Deacon Jim Hallman has that clear-eyed view as he goes about his pastoral work as the new Prison Ministry coordinator for Catholic Charities, Diocese of Camden. Deacon Hallman sees the world behind bars as fertile ground for bringing God’s love to men and women longing to be cleansed, healed and restored.
Deacon Hallman recalls his trepidation when he was first approached to get involved with prison ministry. Though his immediate reaction was to decline, he explained, “I’m not sure what prompted me to change my mind, but I blurted out, ‘Sure, I’d love to try it.’ And, after my first visit inside the prison, as frightened as I was initially, I knew this is where I wanted to minister. The men were hungry for the Word of God, and they needed to be fed. At that moment, I knew this is where our Lord was calling me.”
Ordained a deacon on May 4, 2013, Deacon Hallman has extensive experience in prison ministry, beginning well before his ordination. He now provides coordination and resources for the clergy and volunteer laity who visit and provide pastoral and sacramental care to those incarcerated in the nine prisons located in the Camden Diocese. Deacon Hallman has also been a regular presence in many nursing homes. He is on the board for the Monroe Township Ministerium and is currently a member of the Camden Diocesan Deacon Council.
“The men and women in these prisons are suffering and paying the price for their convictions, but they are still God’s children and need and want to receive the very sacraments that we are so free to receive,” explained Deacon Hallman.
One particular inmate left a lasting impression on Hallman.
“Every week for eight months, George, a prisoner, sat in the back of the room whenever I conducted a Communion service at that prison. When it was time to receive the Blessed Sacrament, he would remain in his seat with his chin on his chest, shaking his head from side to side reflecting on where he went wrong. The rest of the inmates knew George was grieving, but felt helpless to console him. One Wednesday, a priest came to hear confessions and George hurried in first.”
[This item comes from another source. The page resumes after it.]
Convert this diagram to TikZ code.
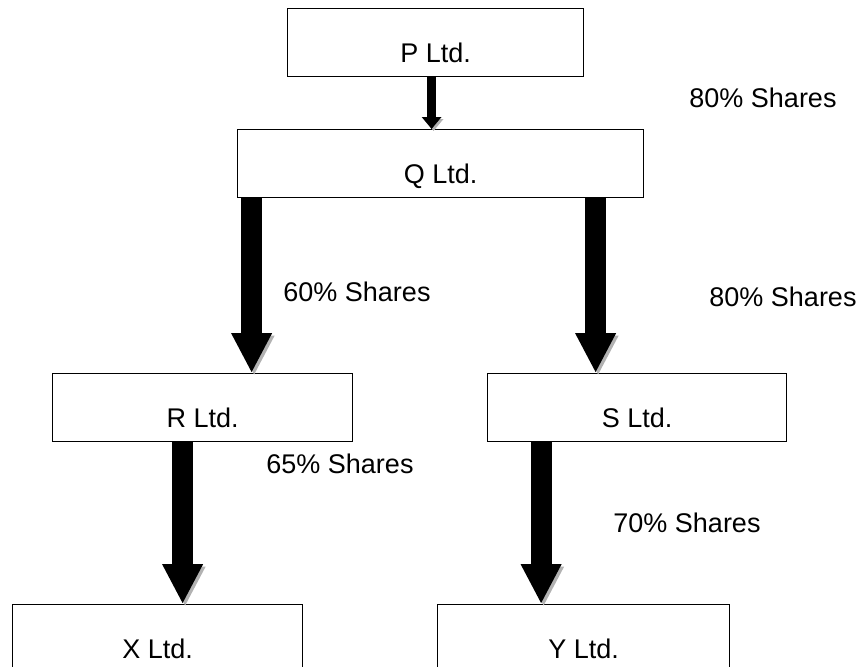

Deacon Hallman continued, “After his confession, George sat in the front, not in his usual back seat, and there was a change in his demeanor. When it was time to receive the Blessed Sacrament, he came up first and there was such peace in his expression as he received Communion for the first time in a very long time. He walked to his regular seat in the back and, like a child knowing he is loved and his sins forgiven, allowed the tears to flow. ‘Jesus,’ he said, ‘stay with me.’ There is some camaraderie in prison, and several of the other inmates bowed their heads and were filling up as well. What do the men get out of our visits? They receive Jesus — Body, Blood, Soul and Divinity.”
Prison Ministry has as much an impact on Deacon Hallman as the prisoners he serves. One night following a homily he gave on the works of mercy, an inmate approached him and said, “What if there wasn’t any mercy in this world, what if nobody cared, what if you didn’t care? Who would have changed me?”
Deacon Hallman reflected on that moment with a smile, “You know the feeling you get when you finally realize you made a difference.”
Re-entry into society after an inmate has served his time can be a difficult transition. “The reward lies in the hope. I have had so many opportunities to pray for and bless those being released from prison. For some, it’s after 20, 30 or even more years that they have been incarcerated, and now there is freedom. There is happiness, but there is also fear,” he explained. “Yet, if they have been spiritually prepared, there is hope. And when I see hope walk out that door, that is the reward.”
He continued, “There is no better feeling than to realize by doing God’s work you are bringing someone closer to God himself.”